The U.S. government has announced a new tranche of tariffs on solar panel imports from four Southeast Asian nations, in response to complaints from U.S. manufacturers that companies based in the countries are flooding the market with unfairly cheap goods.
The ruling is the second of two decisions expected from the U.S. Commerce Department in connection with a trade complaint filed by the American Alliance for Solar Manufacturing Trade Committee, a group of seven leading solar producers, in April.
The group, which includes South Korea’s Hanwha Qcells USA Inc. and the U.S. firm First Solar Inc., has accused Chinese solar panel manufacturers with factories in Cambodia, Malaysia, Thailand, and Vietnam of benefitting from unfair Chinese government subsidies, and flooding the U.S. market with panels priced below the cost of production.
According to a preliminary decision released on Friday, Reuters reported, the Commerce Department agreed with the Committee that crystalline silicon photovoltaic (PV) cells and related components from the four nations are being unfairly sold below their production costs in the U.S. Last year, these four countries made up around 80 percent of U.S. imports of solar panels and related components.
It then announced it was imposing duties of up to 271.2 percent on solar cells from the four nations, depending on the country and company in question. The Chinese firm Jinko Solar has received duties of 21.31 percent for products made in Malaysia and 56.51 percent for those produced in Vietnam. Trina Solar, another Chinese company, has been slapped with a dumping margin of 77.85 percent for products it makes in Thailand and 54.46 percent for those it produces in Vietnam. Solar imports from Cambodia face a blanket rate of 117.12 percent, while Vietnam-based exporters not otherwise specified by the Commerce Department are subject to a rate of 271.28 percent.
The announcement comes two months after the Commerce Department issued its preliminary findings from the related complaint filed by the American Alliance for Solar Manufacturing Trade Committee. Accepting the Committee’s claim that solar imports from Southeast Asia are unfairly benefiting from government aid, the Department then announced anti-subsidy countervailing duties on all solar imports from the four Southeast Asian nations.
Like the earlier determination, Friday’s announcement was greeted as a victory by the solar companies and their advocates. “With these preliminary duties, we are moving closer to addressing years of harmful unfair trade and protecting billions of dollars of investment in new American solar manufacturing and supply chains,” Tim Brightbill, the lead counsel to the petitioners, told Bloomberg.

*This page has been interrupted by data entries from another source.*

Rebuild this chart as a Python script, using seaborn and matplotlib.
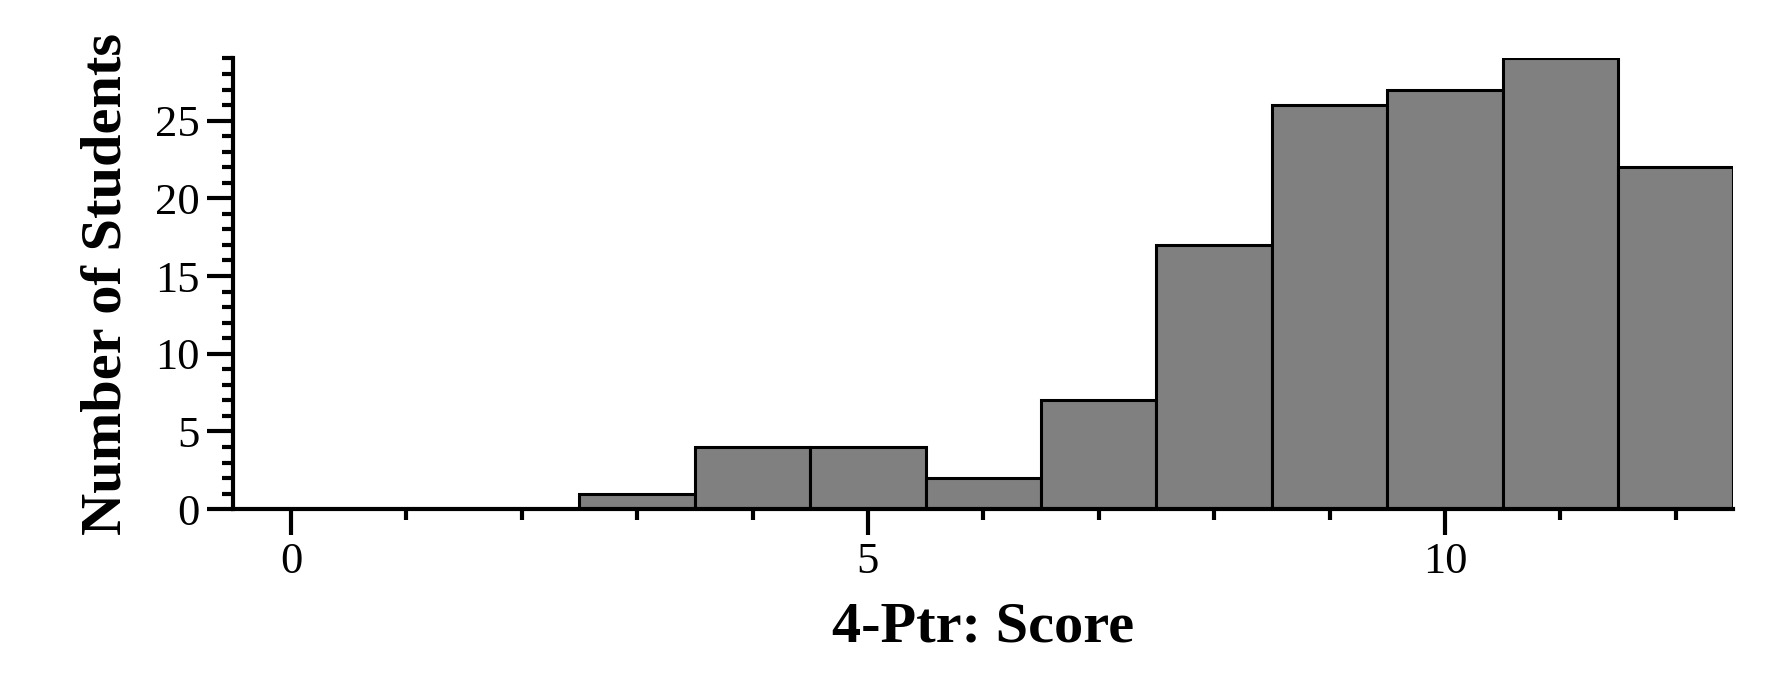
import matplotlib
matplotlib.use("Agg")
import matplotlib.pyplot as plt
import seaborn as sns
import numpy as np
from matplotlib.ticker import MultipleLocator

# datos
puntajes = [0, 1, 2, 3, 4, 5, 6, 7, 8, 9, 10, 11, 12]
estudiantes = [0, 0, 0, 1, 4, 4, 2, 7, 17, 26, 27, 29, 22]

sns.set_theme(style="ticks")
plt.rcParams['font.family'] = ['Liberation Serif', 'DejaVu Serif']
plt.rcParams['text.color'] = 'black'
plt.rcParams['axes.labelcolor'] = 'black'
plt.rcParams['xtick.color'] = 'black'
plt.rcParams['ytick.color'] = 'black'
plt.rcParams['axes.edgecolor'] = 'black'

fig = plt.figure(figsize=(17.67, 6.88), dpi=100)
ax = fig.add_axes([0.132, 0.26, 0.849, 0.655])

sns.histplot(x=puntajes, weights=estudiantes, discrete=True, ax=ax,
             color='#808080', edgecolor='black', linewidth=2.2, alpha=1)

ax.set_xlim(-0.5, 12.5)
ax.set_ylim(0, 29)
ax.xaxis.set_major_locator(MultipleLocator(5))
ax.xaxis.set_minor_locator(MultipleLocator(1))
ax.yaxis.set_major_locator(MultipleLocator(5))
ax.yaxis.set_minor_locator(MultipleLocator(1))

sns.despine(ax=ax)
for s in ['left', 'bottom']:
    ax.spines[s].set_linewidth(3)
ax.tick_params(which='major', length=19, width=3, labelsize=32, pad=5, direction='out')
ax.tick_params(which='minor', length=8, width=3, direction='out')

ax.set_xlabel('4-Ptr: Score', fontsize=42, fontweight='bold', labelpad=14)
ax.set_ylabel('Number of Students', fontsize=42, fontweight='bold', labelpad=16)

plt.savefig('out.png', dpi=100)
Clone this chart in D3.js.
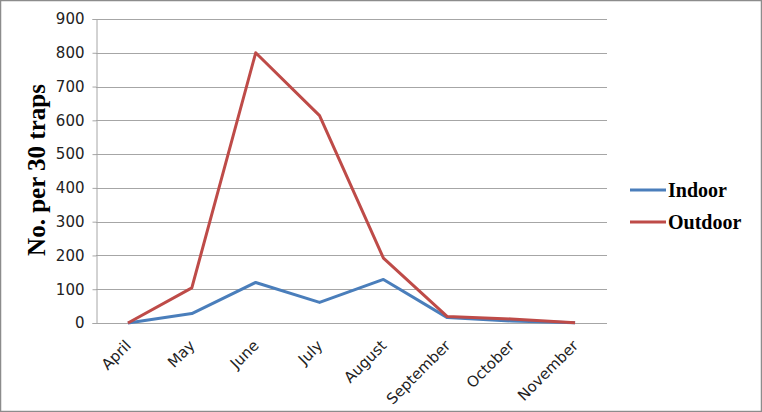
<!DOCTYPE html>
<html><head><meta charset="utf-8">
<script src="https://cdn.jsdelivr.net/npm/d3@7"></script>
<style>body{margin:0;background:#fff}svg{display:block}</style>
</head><body><svg id="c" width="762" height="412"></svg>
<script>
const months = ["April","May","June","July","August","September","October","November"];
const indoor = [0, 28, 120, 61, 129, 16, 6, 1];
const outdoor = [0, 104, 800, 614, 192, 19, 12, 1];
const yTicks = [0,100,200,300,400,500,600,700,800,900];
const seriesNames = ["Indoor","Outdoor"];
const colors = ["#4a7ebb","#be4b48"];

const svg = d3.select("#c");
svg.append("rect").attr("x",0.5).attr("y",0.5).attr("width",761).attr("height",411)
  .attr("fill","#fff").attr("stroke","#8c8c8c").attr("stroke-width",1.5);

const L=96, R=607, T=19, B=323;
const x = d3.scaleBand().domain(months).range([L,R]);
const y = d3.scaleLinear().domain([0,900]).range([B,T]);

// gridlines
svg.append("g").selectAll("line").data(yTicks).join("line")
  .attr("x1",L).attr("x2",R).attr("y1",d=>Math.round(y(d))+0.5).attr("y2",d=>Math.round(y(d))+0.5)
  .attr("stroke","#a6a6a6").attr("stroke-width",1);

// y axis
const ya = svg.append("g").attr("transform",`translate(${L+0.5},0)`)
  .call(d3.axisLeft(y).tickValues(yTicks).tickSize(4).tickPadding(8));
ya.select(".domain").attr("stroke","#a6a6a6");
ya.selectAll(".tick line").attr("stroke","#a6a6a6");
ya.selectAll("text").attr("font-family","'DejaVu Sans', sans-serif").attr("font-size",15).attr("fill","#222");

// x axis
const xa = svg.append("g").attr("transform",`translate(0,${B+0.5})`)
  .call(d3.axisBottom(x).tickSize(0).tickPadding(8));
xa.select(".domain").remove();
xa.selectAll("text").attr("font-family","'DejaVu Sans', sans-serif").attr("font-size",15).attr("fill","#222")
  .attr("text-anchor","end").attr("transform","translate(-8,11) rotate(-45)").attr("dy","0.6em").attr("dx","0");

const line = d3.line().x((d,i)=>x(months[i])+x.bandwidth()/2).y(d=>y(d));
[indoor,outdoor].forEach((s,k)=>{
  svg.append("path").datum(s).attr("d",line).attr("fill","none")
    .attr("stroke",colors[k]).attr("stroke-width",3).attr("stroke-linejoin","round");
});

// y title
svg.append("text").attr("transform","translate(45,170) rotate(-90)")
  .attr("text-anchor","middle").attr("font-family","'Liberation Serif', serif")
  .attr("font-weight","bold").attr("font-size",25).attr("fill","#000").text("No. per 30 traps");

// legend
const lg = svg.append("g");
seriesNames.forEach((n,k)=>{
  const yy = 190 + k*32;
  lg.append("line").attr("x1",630).attr("x2",666).attr("y1",yy).attr("y2",yy)
    .attr("stroke",colors[k]).attr("stroke-width",3);
  lg.append("text").attr("x",668).attr("y",yy+7).attr("font-family","'Liberation Serif', serif")
    .attr("font-weight","bold").attr("font-size",20).attr("fill","#000").text(n);
});
</script></body></html>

Critics have also argued – probably rightly – that the new duties could have negative impacts on American companies that rely on cheap solar imports, while slowing down the U.S.’s green energy transition.

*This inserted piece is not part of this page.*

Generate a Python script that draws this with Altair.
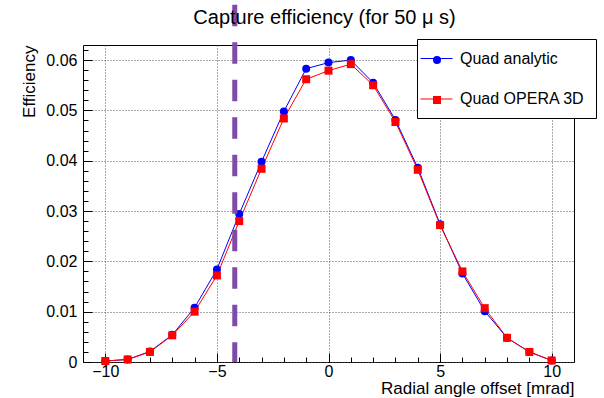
import altair as alt
import pandas as pd

# ---- data ----
offsets = list(range(-10, 11))
analytic = [0.0002, 0.0005, 0.0021, 0.0054, 0.0108, 0.0184, 0.0294, 0.0398, 0.0498, 0.0583,
            0.0595, 0.0600, 0.0555, 0.0481, 0.0386, 0.0274, 0.0176, 0.0101, 0.0048, 0.0020, 0.0003]
opera = [0.0002, 0.0005, 0.0020, 0.0053, 0.0100, 0.0172, 0.0280, 0.0384, 0.0484, 0.0562,
         0.0579, 0.0592, 0.0550, 0.0477, 0.0382, 0.0272, 0.0180, 0.0107, 0.0048, 0.0020, 0.0003]
series_names = ["Quad analytic", "Quad OPERA 3D"]
marker_keys = ["analytic markers", "OPERA markers"]
series_colors = ["#0000ff", "#ff0000"]
series_shapes = ["circle", "square"]

cut_offset = [-4.2]
cut_top = [0.071]
cut_bottom = [0.0]

x_domain = [-11, 11]
y_domain = [0, 0.063]
x_major = [-10, -5, 0, 5, 10]
x_minor = list(range(-11, 12))
y_major = [0.0, 0.01, 0.02, 0.03, 0.04, 0.05, 0.06]
y_minor = [round(i * 0.002, 3) for i in range(0, 32)]

W, H = 491, 317
FONT = "Liberation Sans"

rows = []
for name, mkey, vals in zip(series_names, marker_keys, [analytic, opera]):
    for o, v in zip(offsets, vals):
        rows.append({"offset": o, "eff": v, "series": name, "series_m": mkey})
df = pd.DataFrame(rows)
cut_df = pd.DataFrame({"offset": cut_offset, "top": cut_top, "bottom": cut_bottom})

xs = alt.Scale(domain=x_domain, nice=False, zero=False)
ys = alt.Scale(domain=y_domain, nice=False)

base = alt.Chart(df)

lines = base.mark_line(strokeWidth=1).encode(
    x=alt.X("offset:Q", scale=xs, axis=alt.Axis(
        orient="bottom", values=x_major, tickSize=0, domain=False, labelPadding=1,
        labelFontSize=16, grid=True, gridDash=[1, 2], gridColor="#555", gridWidth=1,
        title="Radial angle offset [mrad]", titleAnchor="end", titleFontSize=17,
        titleFontWeight="normal", titlePadding=1)),
    y=alt.Y("eff:Q", scale=ys, axis=alt.Axis(
        orient="left", values=y_major, tickSize=0, domain=False, labelPadding=6,
        labelFontSize=16, grid=True, gridDash=[1, 2], gridColor="#555", gridWidth=1,
        labelExpr="datum.value == 0 ? '0' : format(datum.value, '.2f')",
        title="Efficiency", titleAnchor="end", titleFontSize=17,
        titleFontWeight="normal", titlePadding=7)),
    stroke=alt.Stroke("series:N", scale=alt.Scale(domain=series_names, range=series_colors),
                      legend=alt.Legend(orient="none", legendX=334, legendY=-6, title=None,
                                        symbolType="M-2,0H2", symbolSize=256, symbolStrokeWidth=1,
                                        symbolOffset=0,
                                        labelFontSize=16, labelFont=FONT, labelOffset=15,
                                        padding=11, rowPadding=23.5, strokeColor="black",
                                        fillColor="white", labelExpr="datum.label + '  '")),
    order="offset:Q",
)

points = base.mark_point(filled=True, size=64, opacity=1, strokeWidth=0).encode(
    x=alt.X("offset:Q", scale=xs, axis=None),
    y=alt.Y("eff:Q", scale=ys, axis=None),
    fill=alt.Fill("series_m:N", scale=alt.Scale(domain=marker_keys, range=series_colors),
                  legend=alt.Legend(orient="none", legendX=336, legendY=-3, title=None,
                                    symbolSize=64, symbolStrokeWidth=0, labelFontSize=16,
                                    labelFont=FONT, labelOffset=0, padding=10, rowPadding=24,
                                    labelExpr="''")),
    shape=alt.Shape("series_m:N", scale=alt.Scale(domain=marker_keys, range=series_shapes)),
)

major_ticks = base.mark_point(opacity=0).encode(
    x=alt.X("offset:Q", scale=xs, axis=alt.Axis(
        orient="top", offset=-H, values=x_major, tickSize=9, labels=False, domain=False,
        grid=False, title=None, tickColor="black")),
    y=alt.Y("eff:Q", scale=ys, axis=alt.Axis(
        orient="right", offset=-W, values=y_major, tickSize=9, labels=False, domain=False,
        grid=False, title=None, tickColor="black")),
)

minor_ticks = base.mark_point(opacity=0).encode(
    x=alt.X("offset:Q", scale=xs, axis=alt.Axis(
        orient="top", offset=-H, values=x_minor, tickSize=5, labels=False, domain=False,
        grid=False, title=None, tickColor="black")),
    y=alt.Y("eff:Q", scale=ys, axis=alt.Axis(
        orient="right", offset=-W, values=y_minor, tickSize=5, labels=False, domain=False,
        grid=False, title=None, tickColor="black")),
)

cut_rule = alt.Chart(cut_df).mark_rule(color="#7f4aa8", strokeWidth=5, strokeDash=[21.5, 16],
                                       clip=False).encode(
    x=alt.X("offset:Q", scale=xs, axis=None),
    y=alt.Y("top:Q", scale=ys, axis=None),
    y2="bottom:Q",
)

chart = alt.layer(major_ticks, minor_ticks, lines, points, cut_rule).resolve_axis(
    x="independent", y="independent"
).properties(
    width=W, height=H,
    autosize="none",
    padding={"left": 83, "top": 45, "right": 30, "bottom": 36},
    background="white",
    title=alt.TitleParams("Capture efficiency (for 50 μ s)", fontSize=20, font=FONT,
                          fontWeight="normal", anchor="middle", dx=-4, offset=-46,
                          frame="group", baseline="bottom", color="black"),
).configure_view(stroke="black", strokeWidth=1).configure_axis(
    labelFont=FONT, titleFont=FONT, labelColor="black", titleColor="black"
).configure_legend(labelColor="black")

chart.save("out.html", embed_options={"renderer": "svg", "actions": False})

As Reuters reports, the department’s final determinations are set for April 18, 2025, with the final duties subject to change. The Commerce Department’s International Trade Administration is then set to finalize its determinations the following June 2, followed by its “final orders” on June 9.
The two recent decisions are part of a broader, and largely bipartisan, U.S. effort to protect U.S. manufacturers and fight what the Biden administration describes as Chinese industrial overcapacity, particularly in clean energy technologies – a fight that will no doubt continue under the stridently protectionist President-elect Donald Trump.
It also invariably highlights the whack-a-mole nature of such efforts in a world of complex and entwined manufacturing supply chains. As I noted when the first preliminary decision was announced last month, the decision has only been necessary because Chinese firms have responded to earlier U.S. tariffs and duties by shifting production to third countries where such measures are not in place. As quickly as tariffs rise, these manufacturers can be expected to seek out new ways of evading the new duties. They obviously can’t continue to do so forever – but to the extent that Southeast Asian nations have been obvious bases for Chinese manufacturing, and even competed to attract it, the region is likely to come under close U.S. scrutiny in the years to come.